To discuss how portfolio rebalancing fits within your international wealth management strategy, contact our advisory team.
Capital is at risk. The value of investments and income from them can fall as well as rise. Tax treatment depends on individual circumstances and may change. This article is for information purposes only and does not constitute personalised financial or tax advice.
Frequently Asked Questions
What is portfolio rebalancing and why does it matter?
Rebalancing is the process of returning a portfolio to its target asset allocation after market movements have caused the actual weights to drift away from the intended proportions. If a portfolio is intended to be 60% equities and 40% bonds, and a bull equity market has pushed the actual weight to 70% equities, the investor is now taking more risk than originally intended.

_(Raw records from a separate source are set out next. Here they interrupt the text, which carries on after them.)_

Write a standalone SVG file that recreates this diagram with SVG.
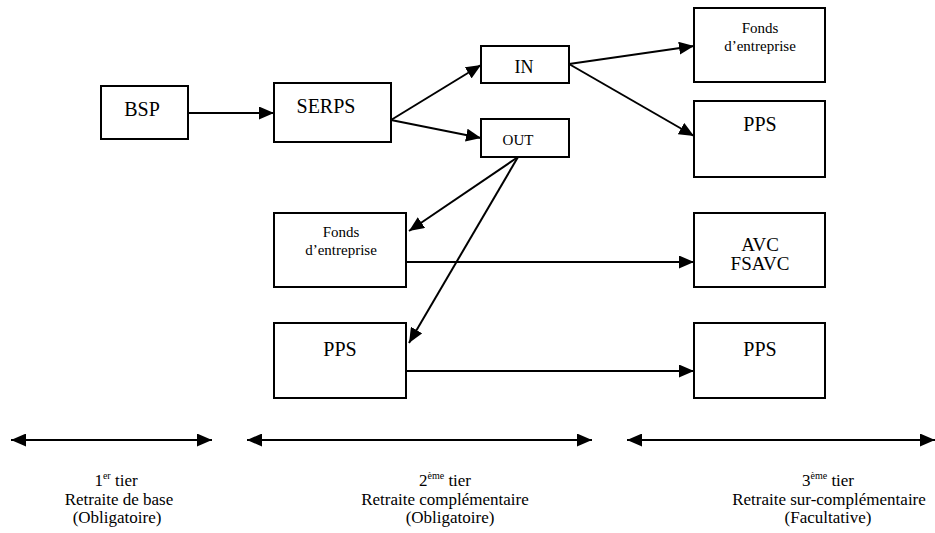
<svg xmlns="http://www.w3.org/2000/svg" width="935" height="533" viewBox="0 0 935 533" font-family="'Liberation Serif', 'DejaVu Serif', serif">
<style>
  .box { fill: #fff; stroke: #000; stroke-width: 2; }
  .t { font-family: 'Liberation Serif', 'DejaVu Serif', serif; fill: #000; text-anchor: middle; }
  .big { font-size: 20px; }
  .avc { font-size: 19px; }
  .mid { font-size: 17px; }
  .in { font-size: 18px; }
  .sm { font-size: 15px; }
  .out { font-size: 15px; }
  .con line { stroke: #000; stroke-width: 2; fill: none; }
  .arr { marker-end: url(#ah); }
  .dbl { marker-end: url(#ah); marker-start: url(#ah); }
</style>
<defs>
  <marker id="ah" viewBox="0 0 15 13" refX="15" refY="6.5" markerWidth="15" markerHeight="13" markerUnits="userSpaceOnUse" orient="auto-start-reverse">
    <path d="M0,0 L15,6.5 L0,13 Z" fill="#000"/>
  </marker>
</defs>
<rect width="935" height="533" fill="#fff"/>

<g id="bsp"><rect class="box" x="101" y="86" width="87" height="53"/><text class="t big" x="142" y="116">BSP</text></g>
<g id="serps"><rect class="box" x="274" y="83" width="117" height="59"/><text class="t big" x="326" y="113">SERPS</text></g>
<g id="in"><rect class="box" x="481" y="46" width="88" height="37"/><text class="t in" x="524" y="73">IN</text></g>
<g id="out"><rect class="box" x="481" y="119" width="88" height="38"/><text class="t out" x="518" y="145">OUT</text></g>
<g id="fonds-in"><rect class="box" x="694" y="8" width="131" height="74"/><text class="t sm" x="760" y="33">Fonds</text><text class="t sm" x="760" y="51">d’entreprise</text></g>
<g id="pps-in"><rect class="box" x="694" y="101" width="131" height="76"/><text class="t big" x="760" y="131">PPS</text></g>
<g id="fonds-out"><rect class="box" x="274" y="213" width="132" height="74"/><text class="t sm" x="341" y="237">Fonds</text><text class="t sm" x="341" y="255">d’entreprise</text></g>
<g id="avc"><rect class="box" x="694" y="213" width="131" height="74"/><text class="t avc" x="760" y="251">AVC</text><text class="t avc" x="760" y="270">FSAVC</text></g>
<g id="pps-out"><rect class="box" x="274" y="323" width="132" height="75"/><text class="t big" x="340" y="356">PPS</text></g>
<g id="pps-3"><rect class="box" x="694" y="323" width="131" height="75"/><text class="t big" x="760" y="356">PPS</text></g>

<g id="connectors" class="con">
  <line class="arr" x1="188" y1="113" x2="274" y2="113"/>
  <line class="arr" x1="391" y1="120" x2="481" y2="65"/>
  <line class="arr" x1="391" y1="120" x2="481" y2="138"/>
  <line class="arr" x1="569" y1="64" x2="694" y2="46"/>
  <line class="arr" x1="569" y1="64" x2="694" y2="136"/>
  <line class="arr" x1="518" y1="157" x2="409" y2="231"/>
  <line class="arr" x1="518" y1="157" x2="409" y2="343"/>
  <line class="arr" x1="406" y1="262" x2="694" y2="262"/>
  <line class="arr" x1="406" y1="371" x2="694" y2="371"/>
  <line class="dbl" x1="11" y1="440" x2="212" y2="440"/>
  <line class="dbl" x1="247" y1="440" x2="592" y2="440"/>
  <line class="dbl" x1="627" y1="440" x2="935" y2="440"/>
</g>

<g id="tier1">
  <text class="t mid" x="116" y="486">1<tspan font-size="10" dy="-7">er</tspan><tspan dy="7"> tier</tspan></text>
  <text class="t mid" x="119" y="504.5">Retraite de base</text>
  <text class="t mid" x="117" y="523">(Obligatoire)</text>
</g>
<g id="tier2">
  <text class="t mid" x="445" y="486">2<tspan font-size="10" dy="-7">ème</tspan><tspan dy="7"> tier</tspan></text>
  <text class="t mid" x="445" y="504.5">Retraite complémentaire</text>
  <text class="t mid" x="450" y="523">(Obligatoire)</text>
</g>
<g id="tier3">
  <text class="t mid" x="828" y="486">3<tspan font-size="10" dy="-7">ème</tspan><tspan dy="7"> tier</tspan></text>
  <text class="t mid" x="829" y="504.5">Retraite sur-complémentaire</text>
  <text class="t mid" x="828" y="523">(Facultative)</text>
</g>
</svg>
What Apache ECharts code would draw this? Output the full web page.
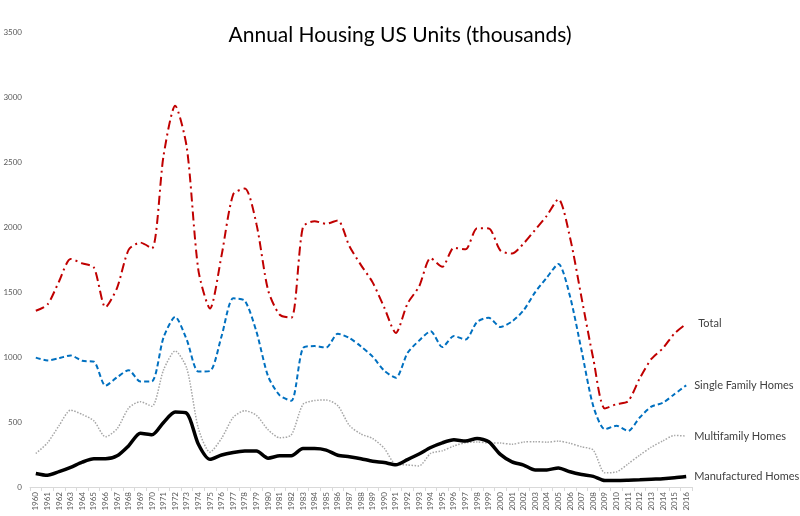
<!DOCTYPE html>
<html>
<head>
<meta charset="utf-8">
<title>Annual Housing US Units</title>
<script src="https://cdn.jsdelivr.net/npm/echarts@6/dist/echarts.min.js"></script>
<style>
  html, body { margin: 0; padding: 0; background: #fff; }
  #chart { width: 800px; height: 516px; }
</style>
</head>
<body>
<div id="chart"></div>
<script>
// years on the x axis
var years = [];
for (var y = 1960; y <= 2016; y++) years.push(String(y));

// values in thousands of units
var total = [1356, 1403, 1581, 1754, 1720, 1689, 1382, 1532, 1826, 1880, 1835, 2549, 2933, 2612, 1667, 1373,
  1784, 2252, 2296, 2022, 1514, 1325, 1302, 1999, 2045, 2025, 2050, 1853, 1707, 1574, 1381, 1185,
  1410, 1542, 1761, 1694, 1840, 1828, 1990, 1989, 1819, 1796, 1873, 1979, 2087, 2215, 1918, 1451,
  987, 604, 637, 660, 836, 985, 1068, 1182, 1255];
var singleFamily = [995, 974, 991, 1012, 971, 964, 779, 844, 899, 811, 813, 1151, 1309, 1132, 888, 892,
  1162, 1451, 1433, 1194, 852, 705, 663, 1068, 1084, 1072, 1179, 1146, 1081, 1003, 895, 840,
  1030, 1126, 1198, 1076, 1161, 1134, 1271, 1302, 1231, 1273, 1359, 1499, 1611, 1716, 1465, 1046,
  622, 445, 471, 431, 535, 618, 648, 715, 782];
var multiFamily = [258, 339, 472, 591, 558, 509, 386, 448, 608, 656, 621, 901, 1047, 913, 450, 268,
  375, 536, 587, 551, 440, 379, 400, 635, 665, 669, 626, 474, 407, 373, 298, 174,
  170, 162, 259, 278, 316, 340, 346, 339, 338, 329, 346, 349, 345, 353, 336, 309,
  284, 109, 116, 178, 245, 307, 355, 397, 392];
var manufactured = [104, 90, 118, 151, 191, 217, 217, 240, 318, 413, 401, 497, 576, 567, 329, 213,
  246, 265, 276, 277, 222, 241, 240, 296, 296, 284, 244, 233, 218, 198, 188, 171,
  211, 254, 304, 340, 363, 354, 373, 348, 251, 193, 169, 131, 131, 147, 117, 96,
  82, 50, 50, 52, 55, 60, 64, 71, 81];

var labelColor = "#404040";
var fontFamily = "Lato, 'Open Sans', sans-serif";

// helper for the four lines, each labelled at its right end
function lineSeries(name, data, style, labelGap) {
  return {
    name: name,
    type: "line",
    data: data,
    smooth: 0.25,
    symbol: "none",
    lineStyle: style,
    endLabel: {
      show: true,
      formatter: name,
      distance: labelGap,
      color: labelColor,
      fontSize: 11,
      fontFamily: fontFamily
    },
    animation: false
  };
}

var myChart = echarts.init(document.getElementById("chart"));
var option = {
  backgroundColor: "#ffffff",
  title: {
    text: "Annual Housing US Units (thousands)",
    left: "center",
    top: 20,
    textStyle: {
      fontFamily: fontFamily,
      fontWeight: "normal",
      fontSize: 21,
      color: "#000000"
    }
  },
  grid: {
    left: 30,
    right: 108,
    top: 32,
    bottom: 29
  },
  xAxis: {
    type: "category",
    data: years,
    boundaryGap: true,
    axisLine: { lineStyle: { color: "#d9d9d9" } },
    axisTick: { show: true, length: 4, lineStyle: { color: "#d9d9d9" } },
    axisLabel: {
      interval: 0,
      rotate: 90,
      fontSize: 8,
      color: "#595959",
      margin: 5,
      fontFamily: fontFamily
    }
  },
  yAxis: {
    type: "value",
    min: 0,
    max: 3500,
    interval: 500,
    axisLine: { show: false },
    axisTick: { show: false },
    splitLine: { show: false },
    axisLabel: {
      fontSize: 8,
      color: "#595959",
      margin: 8,
      fontFamily: fontFamily,
      formatter: function (v) { return String(v); }
    }
  },
  series: [
    lineSeries("Total", total, { color: "#c00000", width: 2, type: [9, 4, 2, 4] }, 12),
    lineSeries("Single Family Homes", singleFamily, { color: "#0070c0", width: 2, type: [5, 3] }, 8),
    lineSeries("Multifamily Homes", multiFamily, { color: "#a6a6a6", width: 1.5, type: [1.5, 1.5] }, 8),
    lineSeries("Manufactured Homes", manufactured, { color: "#000000", width: 3.5, type: "solid" }, 8)
  ]
};
myChart.setOption(option);
</script>
</body>
</html>
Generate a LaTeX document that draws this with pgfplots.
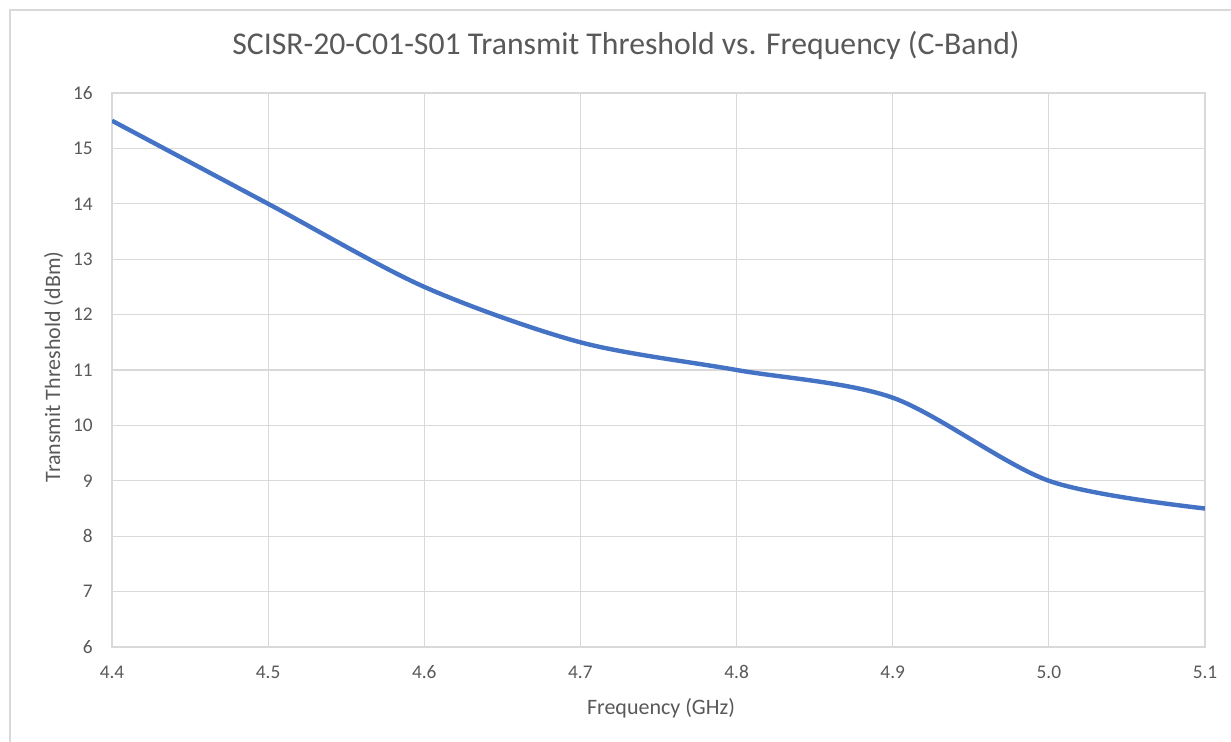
\documentclass[border=0pt]{standalone}
\usepackage{pgfplots}
\pgfplotsset{compat=1.18}
\usepackage{fontspec}
\setmainfont{Carlito}
\definecolor{txt}{RGB}{89,89,89}
\definecolor{grd}{RGB}{217,217,217}
\definecolor{ln}{RGB}{68,114,196}
\begin{document}
\begin{tikzpicture}
\useasboundingbox (0,0) rectangle (923.25pt,556.5pt);
\fill[white] (0,0) rectangle (923.25pt,556.5pt);
\draw[grd, line width=1pt] (7.5pt,0) -- (7.5pt,549pt) -- (923.25pt,549pt);
\begin{axis}[
  at={(84pt,71.25pt)}, anchor=south west,
  scale only axis,
  width=819.75pt, height=415.5pt,
  xmin=4.4, xmax=5.1, ymin=6, ymax=16,
  xtick={4.4,4.5,...,5.1},
  xticklabels={4.4,4.5,4.6,4.7,4.8,4.9,5.0,5.1},
  ytick={6,7,...,16},
  grid=major,
  major grid style={grd, line width=0.9pt},
  axis line style={grd, line width=0.9pt},
  tick style={draw=none},
  ticklabel style={font=\fontsize{14.5}{16}\selectfont, text=txt, inner sep=0pt},
  /pgf/number format/assume math mode=true,
  yticklabel style={anchor=east, xshift=-14.25pt},
  xticklabel style={anchor=center, yshift=-18.75pt},
  clip=true,
]
\addplot[ln, line width=3.3pt, smooth] coordinates {
  (4.4,15.5) (4.5,14) (4.6,12.5) (4.7,11.5) (4.8,11) (4.9,10.5) (5.0,9) (5.1,8.5)
};
\end{axis}
\node[anchor=base, text=txt, font=\fontsize{23.8}{27}\selectfont] at (469.5pt,515.25pt)
  {SCISR-20-C01-S01 Transmit Threshold vs. Frequency (C-Band)};
\node[anchor=base, text=txt, font=\fontsize{16.5}{19}\selectfont] at (495.75pt,20.25pt)
  {Frequency (GHz)};
\node[anchor=base, rotate=90, text=txt, font=\fontsize{16.5}{19}\selectfont] at (45pt,281.25pt)
  {Transmit Threshold (dBm)};
\end{tikzpicture}
\end{document}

Rebalancing — selling equities and buying bonds — restores the intended risk profile. It also enforces a systematic 'sell high, buy low' discipline, which academic evidence suggests is beneficial for long-term risk-adjusted returns.
Should I rebalance on a calendar schedule or when drift exceeds a threshold?
Both approaches work. Calendar rebalancing (e.g., annually or quarterly) is simple and predictable. Threshold rebalancing (e.g., rebalance any asset class that drifts more than 5% from its target) is more responsive to actual market movements. Research suggests threshold-based rebalancing can be slightly more efficient than calendar rebalancing because it avoids unnecessary rebalancing trades when markets have been stable. A combined approach — review annually but rebalance immediately if any asset class drifts more than 5–10% from target — is practical for most investors.
How do I rebalance tax-efficiently?
The most tax-efficient rebalancing strategy: first, rebalance within tax-advantaged wrappers (offshore investment bond, SIPP, ISA) where no CGT arises on internal switches; second, use new contributions (regular savings or lump sums) to buy underweight asset classes rather than selling overweight ones; third, if you must sell taxable assets, prioritise selling assets where gains are below your CGT annual exemption, or time realisations across tax years; finally, consider using realised losses from other positions to offset rebalancing gains.
How does rebalancing work with multiple currencies?
Internationally mobile investors often hold assets in multiple currencies — sterling, USD, EUR, AED, and others. Rebalancing across currencies adds a layer of complexity: currency movements affect reported valuations in your reference currency, potentially triggering rebalancing signals. However, a currency movement that makes USD assets look overweight in GBP terms is not the same as a fundamental allocation shift. Most sophisticated investors either manage currency separately from asset allocation rebalancing, or set wider tolerance bands for assets dominated by currency movements.
What are the transaction costs of rebalancing and how do they affect decisions?
For ETF-based portfolios, transaction costs of rebalancing are typically very low — bid-ask spreads of 1–5 basis points on liquid ETFs and negligible broker commissions on most platforms. For direct bond holdings or illiquid alternatives, transaction costs are higher. The key principle is that rebalancing should only be triggered when the benefit (risk reduction, long-term return improvement) exceeds the costs (transaction costs plus any tax triggered). For most liquid portfolios, rebalancing annually or when drift exceeds 5% is unlikely to generate meaningful transaction costs relative to the benefit.
This guide is for general information only and does not constitute financial advice or a personal recommendation. The value of investments can fall as well as rise and you may get back less than you invest. Past performance is not a guide to future returns. Tax rules, investment regulations, and the availability of specific investment vehicles change — always verify current rules and seek advice from a qualified independent financial adviser before making any investment decisions.